Thucydides said:
Since we are dealing with health care and health care is a provincial responsibility, then by rights it is up to the province to provide the treatment for a vet living there. The fact that different provinces do things differently makes the decision of where to release a bit more difficult, but that will be a factor with virtually every aspect of life outside of healthcare.
As per the post above, although Vets Affairs deal with healthcare issues, I do believe that their healthcare being looked after is something the Federal government agreed to do in return for their service. Throwing the Vets to the Ministry of Health, or in the case that the LPoC is in power and throwing them to the *provincial* health systems, and giving them the same inadequate public healthcare that everyone else receives, and no compensation (i.e. You are no longer able to work for the rest of your life, you should be provided some sort of basic income in addition to the healthcare required) provided to overcome the fact that their ability to earn income has been, is really no different than doing nothing for them. They're getting the same thing a civilian would get in that instance.
Thucydides said:
While this is what is supposedly on offer, in real life you end up going through hoops of fire, and it seems in our own personal case that the burden of proof is on my wife (military records and doctor's reports notwithstanding), and they take their own sweet time in responding. The issue of dealing with multiple "offices" which never seem to communicate is also huge time waster, I suspect the real motivation is to simply wear the "client" down until they give up. It is a good thing I am geographically remote at the moment; the latest outrage is the new "case worker" refuses to discuss any issue that goes back further than 6 months (despite literally years of misinformation, miscommunications and errors on their part); that case worker should be looking for benefits of their own due to blunt trauma injury.....
Does the whole "proving it is a service-related injury" cause problems for a lot of people?
I understand that if I blow out my knee and tear my ACL/MCL/meniscus, I do a CF-98, and in 20 years if that CF-98 hasn't gone into the admin blackhole, then there is the proof of that injury in the CF-98. If I have no lost the use of my leg because the knee is toast, I would receive some sort of compensation.
However, in many cases, people serve 25-30 years, they break their bodies over the course of time, retire, and when they turn 50-60 all those things they did have caught up to them.
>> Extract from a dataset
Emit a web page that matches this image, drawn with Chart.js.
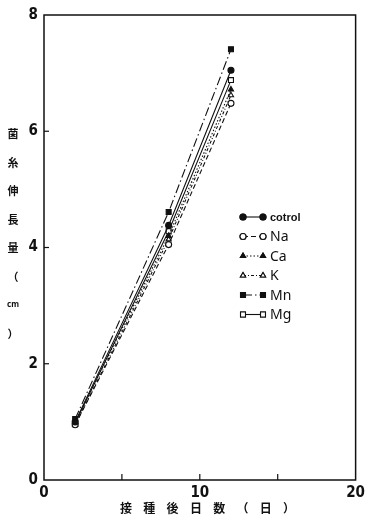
<!DOCTYPE html>
<html>
<head>
<meta charset="utf-8">
<script src="https://cdn.jsdelivr.net/npm/chart.js@4"></script>
<style>
  html, body { margin: 0; padding: 0; background: #fff; }
  #wrap { width: 369px; height: 520px; position: relative; }
</style>
</head>
<body>
<div id="wrap"><canvas id="chartGrowth"></canvas></div>
<script>
// data
var days = [2, 8, 12];
var control = [1.00, 4.38, 7.05];
var na = [0.95, 4.05, 6.48];
var ca = [1.00, 4.20, 6.72];
var kk = [0.95, 4.14, 6.62];
var mn = [1.05, 4.61, 7.41];
var mg = [0.98, 4.28, 6.88];
var seriesNames = ['cotrol', 'Na', 'Ca', 'K', 'Mn', 'Mg'];
var xTickLabels = [0, 10, 20];
var yTitle = ['菌', '糸', '伸', '長', '量', '（', 'cm', '）'];
var xTitle = ['接', '種', '後', '日', '数', '（', '日', '）'];

function pts(vals) {
    return vals.map(function(v, i) { return { x: days[i], y: v }; });
}

var styles = [
    { shape: 'circle', fill: true, dash: [] },
    { shape: 'circle', fill: false, dash: [5, 3] },
    { shape: 'triangle', fill: true, dash: [1.5, 2] },
    { shape: 'triangle', fill: false, dash: [3, 2, 1, 2] },
    { shape: 'rect', fill: true, dash: [9, 3, 1.5, 3] },
    { shape: 'rect', fill: false, dash: [] }
];
var allValues = [control, na, ca, kk, mn, mg];

var datasets = allValues.map(function(vals, i) {
    var s = styles[i];
    return {
        label: seriesNames[i],
        data: pts(vals),
        showLine: true,
        borderColor: '#111',
        borderWidth: 1.1,
        borderDash: s.dash,
        pointStyle: s.shape,
        pointRadius: s.shape === 'rect' ? 3.5 : 3,
        pointBorderWidth: 1.1,
        pointBorderColor: '#111',
        pointBackgroundColor: s.fill ? '#111' : '#fff'
    };
});

var framePlugin = {
    id: 'frame',
    afterDraw: function(chart) {
        var c = chart.ctx, a = chart.chartArea;
        var xs = chart.scales.x, ys = chart.scales.y;
        c.save();
        c.strokeStyle = '#111';
        c.lineWidth = 1.5;
        c.strokeRect(a.left, a.top, a.right - a.left, a.bottom - a.top);
        // inward ticks
        c.lineWidth = 1.2;
        [5, 10, 15].forEach(function(v) {
            var px = xs.getPixelForValue(v);
            c.beginPath(); c.moveTo(px, a.bottom); c.lineTo(px, a.bottom - 6); c.stroke();
        });
        [2, 4, 6].forEach(function(v) {
            var py = ys.getPixelForValue(v);
            c.beginPath(); c.moveTo(a.left, py); c.lineTo(a.left + 5, py); c.stroke();
        });

        // axis titles
        c.fillStyle = '#111';
        c.textAlign = 'center';
        c.textBaseline = 'middle';
        yTitle.forEach(function(ch, i) {
            c.font = ch === 'cm' ? 'bold 8px "Noto Sans"' : 'bold 11px "Noto Sans CJK JP"';
            c.fillText(ch, 13, 134 + i * 28.5);
        });
        c.font = 'bold 12px "Noto Sans CJK JP"';
        xTitle.forEach(function(ch, i) {
            c.fillText(ch, 126 + i * 23.3, 508);
        });

        // legend: marker - line - marker, then label
        chart.data.datasets.forEach(function(ds, i) {
            var y = 217 + i * 19.5;
            var x1 = 243, x2 = 263;
            c.save();
            c.lineWidth = 1.1;
            c.setLineDash(ds.borderDash);
            c.beginPath(); c.moveTo(x1, y); c.lineTo(x2, y); c.stroke();
            c.restore();
            [x1, x2].forEach(function(x) {
                Chart.helpers.drawPoint(c, {
                    pointStyle: ds.pointStyle,
                    radius: ds.pointRadius,
                    borderWidth: 1.1
                }, x, y);
                c.fillStyle = ds.pointBackgroundColor;
                c.strokeStyle = '#111';
                c.lineWidth = 1.1;
                c.setLineDash([]);
                c.fill(); c.stroke();
            });
            c.fillStyle = '#111';
            c.textAlign = 'left';
            c.font = i === 0 ? 'bold 11px "Liberation Sans"' : '14px "Noto Sans"';
            c.fillText(ds.label, 270, y + 1);
        });
        c.restore();
    }
};

var tickFont = { family: '"Liberation Sans Narrow", "DejaVu Sans Condensed", sans-serif', size: 15, weight: 'bold' };

new Chart(document.getElementById('chartGrowth').getContext('2d'), {
    type: 'scatter',
    data: { datasets: datasets },
    options: {
        responsive: true,
        maintainAspectRatio: false,
        animation: false,
        layout: { padding: { top: 14, right: 7, left: 0, bottom: 0 } },
        plugins: { legend: { display: false }, tooltip: { enabled: false } },
        scales: {
            x: {
                min: 0, max: 20,
                afterFit: function(s) { s.height = 40; },
                grid: { display: true, drawOnChartArea: false, drawTicks: false, color: 'transparent' },
                border: { display: false },
                ticks: {
                    stepSize: 5, color: '#111', font: tickFont, padding: 4,
                    callback: function(v) { return xTickLabels.indexOf(v) >= 0 ? v : ''; }
                }
            },
            y: {
                min: 0, max: 8,
                afterFit: function(s) { s.width = 44; },
                grid: { display: true, drawOnChartArea: false, drawTicks: false, color: 'transparent' },
                border: { display: false },
                ticks: { stepSize: 2, color: '#111', font: tickFont, padding: 6 }
            }
        }
    },
    plugins: [framePlugin]
});
</script>
</body>
</html>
There may be no CF-98s at all since there was never a major "injury," but the condition of one's back/knees/hips tells a different story. They receive no compensation because there is no "proof" there was a service-related injury?
Is the latter scenario a common problem for many?
Right now, we offer those who serve 20, 25 years their pension ASAP. I have to wonder if part of that retirement package at 20 or 25 years shouldn't be to include lifetime, "elevated" health coverage, paid for courtesy of the Federal government. If a doctor finds they need treatment for something, they could just show their doctor their insurance card and have it billed to the insurance company. No need for a Veterans Affairs claim or even a department.